I’m sure there’s more than ten things we can learn from social issue documentary, but that’s all I have time to write. Suggest more in the comments and have a fun f-in Friday. #FFF


Dempsey Rice said...

Everything you've said is great Brian... once again! As you know, I'm a doc filmmaker who has made a social issue doc (, but I have to say that I am frustrated by the fact that the only docs people want to fund are social issue docs. It's so much harder to get anyone to pay attention to a story that isn't going to change the world, but that has value and creativity. (

I don't want to be totally sour grapes, but I do want to know how documentary can pull away from the social issue format some and explore ideas/tell stories for the sake of those stories!
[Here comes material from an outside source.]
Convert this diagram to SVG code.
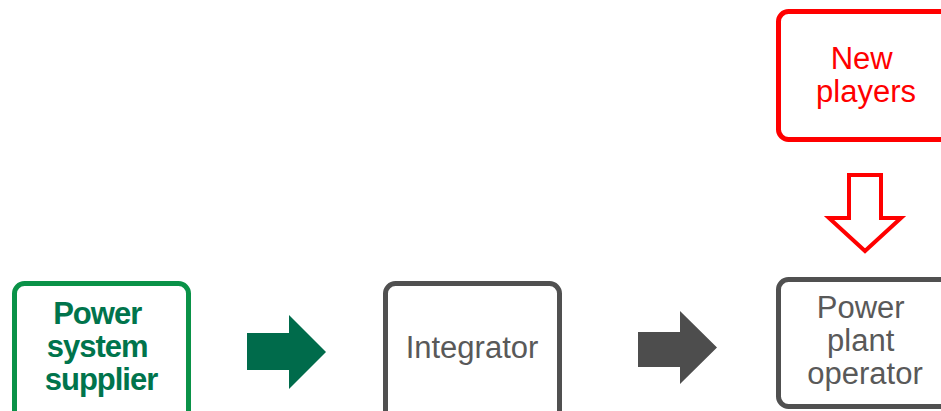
<svg xmlns="http://www.w3.org/2000/svg" width="941" height="411" viewBox="0 0 941 411">
  <style>
    .box { fill: #ffffff; stroke-width: 5; }
    .grey { stroke: #505050; }
    .label { font-family: "Liberation Sans", Arial, sans-serif; font-size: 31px; text-anchor: middle; }
  </style>
  <rect width="941" height="411" fill="#ffffff"/>

  <g id="power-system-supplier">
    <rect class="box" x="14.5" y="283.5" width="174" height="140" rx="10" stroke="#0a9248"/>
    <text class="label" x="101" font-weight="bold" fill="#00744c" font-size="31" letter-spacing="-1">
      <tspan x="101" y="324">Power</tspan>
      <tspan x="101" y="357">system</tspan>
      <tspan x="101" y="390">supplier</tspan>
    </text>
  </g>

  <g id="integrator">
    <rect class="box grey" x="385.5" y="283.5" width="174" height="140" rx="10"/>
    <text class="label" x="472" y="358" fill="#595959">Integrator</text>
  </g>

  <g id="new-players">
    <rect class="box" x="778.5" y="11.5" width="180" height="128" rx="10" stroke="#ff0000"/>
    <text class="label" fill="#ff0000">
      <tspan x="866" y="69">New</tspan>
      <tspan x="866" y="101.5">players</tspan>
    </text>
  </g>

  <g id="power-plant-operator">
    <rect class="box grey" x="778.5" y="279.5" width="180" height="127" rx="10"/>
    <text class="label" fill="#595959">
      <tspan x="865" y="318">Power</tspan>
      <tspan x="865" y="351">plant</tspan>
      <tspan x="865" y="384">operator</tspan>
    </text>
  </g>

  <g id="connectors">
    <polygon points="247,333 289,333 289,315 326,352 289,389 289,370 247,370" fill="#006b4b"/>
    <polygon points="638,332 680,332 680,311 717,347.5 680,384 680,367 638,367" fill="#4d4d4d"/>
    <polygon points="849,175 881,175 881,218 901,218 865,251 829,218 849,218" fill="#ffffff" stroke="#ff0000" stroke-width="4" stroke-linejoin="miter"/>
  </g>
</svg>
Would Grey Gardens get made now?? Maybe, but it would have an entire social issue campaign built around it that focuses on mental illness, caring for the elderly, aging in place, mother/daughter relationships, wealth and family ties... it wouldn't be made just because it is a crazy compelling story!

BNewmanSBoard said...

Ok, now that it's not FFF anymore, I can admit I agree with Dempsey on these two things completely -
1. It's frustrating that people only want to fund social issue docs. I've argued elsewhere on this blog that almost any format film can have just as much impact, even if obliquely (and perhaps because of this) than a social issue doc. I don't see this changing soon, so that's why I suggest learning what we can from them for other genres and styles.
2. We need to pull away from the social issue doc mindset, aesthetically. I see this all the time - great docs that are judged in terms of social issue doc aesthetics, to their detriment (fests rejecting more experimental docs, or more "fun" docs). I also see many, but not all, docs that aren't aesthetically interesting, but they play the fest circuit (and sometimes get broadcast) just because of the issues.
Anyway, good to hear from you Dempsey.